Work to do
Your task is to retype the lines from the opening of the material through the line that includes "const yTickLabels = ['0.0', '0.1', '0.2', '0.3', '0.4'];". Do not copy the pictures.

Given data
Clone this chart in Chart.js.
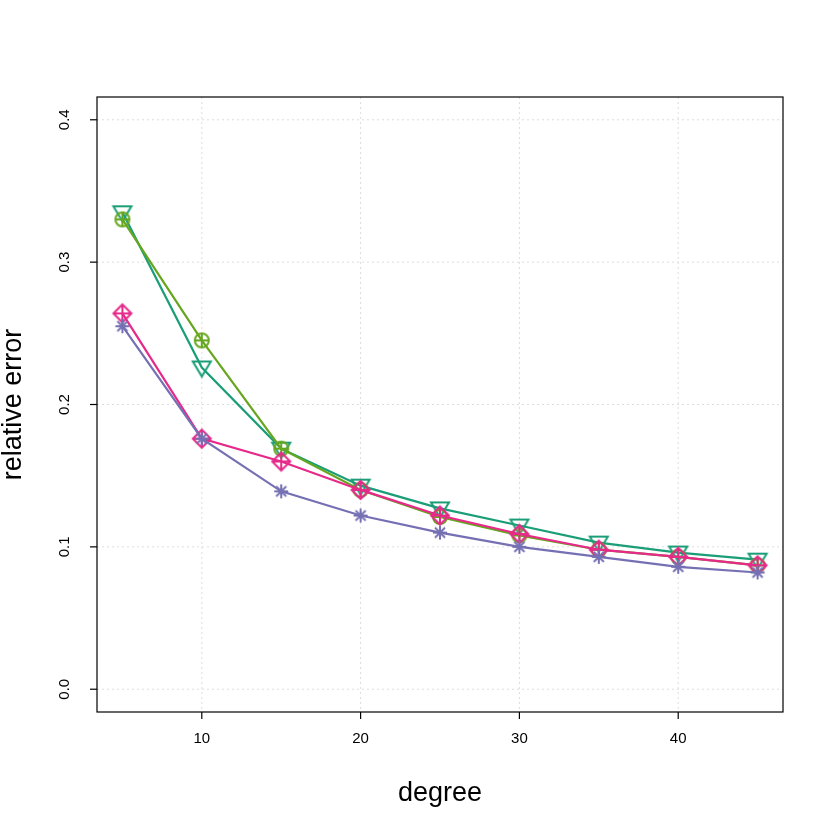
<!DOCTYPE html>
<html>
<head>
<meta charset="utf-8">
<script src="https://cdn.jsdelivr.net/npm/chart.js@4"></script>
<style>
  html, body { margin: 0; padding: 0; background: #fff; }
  #wrap { width: 834px; height: 834px; }
</style>
</head>
<body>
<div id="wrap"><canvas id="c" width="834" height="834"></canvas></div>
<script>
const degrees = [5, 10, 15, 20, 25, 30, 35, 40, 45];
const tealVals = [0.335, 0.226, 0.169, 0.143, 0.127, 0.115, 0.103, 0.096, 0.091];
const greenVals = [0.330, 0.245, 0.169, 0.140, 0.121, 0.108, 0.098, 0.093, 0.087];
const pinkVals = [0.264, 0.176, 0.160, 0.140, 0.122, 0.109, 0.098, 0.093, 0.087];
const purpleVals = [0.255, 0.176, 0.139, 0.122, 0.110, 0.100, 0.093, 0.086, 0.082];
const xTicks = [10, 20, 30, 40];
const yTicks = [0, 0.1, 0.2, 0.3, 0.4];
const yTickLabels = ['0.0', '0.1', '0.2', '0.3', '0.4'];

// marker drawing helpers
function marker(kind, color) {
  const s = 24, cv = document.createElement('canvas');
  cv.width = s; cv.height = s;
  const g = cv.getContext('2d');
  g.strokeStyle = color; g.lineWidth = 2;
  const c = s / 2, r = 8;
  g.beginPath();
  if (kind === 'tri') {
    g.moveTo(c - 9, c - 6); g.lineTo(c + 9, c - 6); g.lineTo(c, c + 9); g.closePath();
  } else if (kind === 'circplus') {
    g.arc(c, c, 7, 0, Math.PI * 2);
    g.moveTo(c - 7, c); g.lineTo(c + 7, c); g.moveTo(c, c - 7); g.lineTo(c, c + 7);
  } else if (kind === 'diamplus') {
    g.moveTo(c, c - r - 1); g.lineTo(c + r + 1, c); g.lineTo(c, c + r + 1); g.lineTo(c - r - 1, c); g.closePath();
    g.moveTo(c - r - 1, c); g.lineTo(c + r + 1, c); g.moveTo(c, c - r - 1); g.lineTo(c, c + r + 1);
  } else {
    const a = 7;
    g.moveTo(c - a, c); g.lineTo(c + a, c); g.moveTo(c, c - a); g.lineTo(c, c + a);
    g.moveTo(c - a * .72, c - a * .72); g.lineTo(c + a * .72, c + a * .72);
    g.moveTo(c - a * .72, c + a * .72); g.lineTo(c + a * .72, c - a * .72);
  }
  g.stroke();
  return cv;
}

function series(vals, color, kind) {
  return {
    data: degrees.map((d, i) => ({ x: d, y: vals[i] })),
    borderColor: color, borderWidth: 2.2,
    pointStyle: marker(kind, color), pointRadius: 10,
    tension: 0
  };
}

const frame = {
  id: 'frame',
  beforeDatasetsDraw(chart) {
    const { ctx, chartArea: a, scales: { x, y } } = chart;
    ctx.save();
    ctx.strokeStyle = '#dddddd'; ctx.lineWidth = 1; ctx.setLineDash([2, 3]);
    xTicks.forEach(v => { const p = x.getPixelForValue(v); ctx.beginPath(); ctx.moveTo(p, a.top); ctx.lineTo(p, a.bottom); ctx.stroke(); });
    yTicks.forEach(v => { const p = y.getPixelForValue(v); ctx.beginPath(); ctx.moveTo(a.left, p); ctx.lineTo(a.right, p); ctx.stroke(); });
    ctx.restore();
  },
  afterDraw(chart) {
    const { ctx, chartArea: a, scales: { x, y } } = chart;
    ctx.save();
    ctx.strokeStyle = '#000'; ctx.lineWidth = 1.2;
    ctx.strokeRect(a.left, a.top, a.right - a.left, a.bottom - a.top);
    ctx.fillStyle = '#000';
    ctx.font = '15px "Liberation Sans", Arial';
    ctx.textAlign = 'center'; ctx.textBaseline = 'top';
    xTicks.forEach(v => {
      const p = x.getPixelForValue(v);
      ctx.beginPath(); ctx.moveTo(p, a.bottom); ctx.lineTo(p, a.bottom + 7); ctx.stroke();
      ctx.fillText(String(v), p, a.bottom + 19);
    });
    yTicks.forEach((v, i) => {
      const p = y.getPixelForValue(v);
      ctx.beginPath(); ctx.moveTo(a.left, p); ctx.lineTo(a.left - 7, p); ctx.stroke();
      ctx.save(); ctx.translate(a.left - 32, p); ctx.rotate(-Math.PI / 2);
      ctx.textBaseline = 'middle'; ctx.fillText(yTickLabels[i], 0, 0); ctx.restore();
    });
    ctx.font = '27px "Liberation Sans", Arial';
    ctx.textBaseline = 'middle';
    ctx.fillText('degree', (a.left + a.right) / 2, 794);
    ctx.save(); ctx.translate(14, (a.top + a.bottom) / 2); ctx.rotate(-Math.PI / 2);
    ctx.fillText('relative error', 0, 0); ctx.restore();
    ctx.restore();
  }
};

new Chart(document.getElementById('c'), {
  type: 'line',
  data: {
    datasets: [
      series(purpleVals, '#7570B3', 'ast'),
      series(pinkVals, '#E7298A', 'diamplus'),
      series(greenVals, '#66A61E', 'circplus'),
      series(tealVals, '#1B9E77', 'tri')
    ]
  },
  options: {
    responsive: false, animation: false,
    layout: { padding: { left: 97, right: 51, top: 97, bottom: 122 } },
    plugins: { legend: { display: false }, tooltip: { enabled: false } },
    scales: {
      x: { type: 'linear', min: 3.4, max: 46.6, display: false },
      y: { min: -0.016, max: 0.416, display: false }
    }
  },
  plugins: [frame]
});
</script>
</body>
</html>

Solution to the problem
Clone this chart in Chart.js.
<!DOCTYPE html>
<html>
<head>
<meta charset="utf-8">
<script src="https://cdn.jsdelivr.net/npm/chart.js@4"></script>
<style>
  html, body { margin: 0; padding: 0; background: #fff; }
  #wrap { width: 834px; height: 834px; }
</style>
</head>
<body>
<div id="wrap"><canvas id="c" width="834" height="834"></canvas></div>
<script>
const degrees = [5, 10, 15, 20, 25, 30, 35, 40, 45];
const tealVals = [0.335, 0.226, 0.169, 0.143, 0.127, 0.115, 0.103, 0.096, 0.091];
const greenVals = [0.330, 0.245, 0.169, 0.140, 0.121, 0.108, 0.098, 0.093, 0.087];
const pinkVals = [0.264, 0.176, 0.160, 0.140, 0.122, 0.109, 0.098, 0.093, 0.087];
const purpleVals = [0.255, 0.176, 0.139, 0.122, 0.110, 0.100, 0.093, 0.086, 0.082];
const xTicks = [10, 20, 30, 40];
const yTicks = [0, 0.1, 0.2, 0.3, 0.4];
const yTickLabels = ['0.0', '0.1', '0.2', '0.3', '0.4'];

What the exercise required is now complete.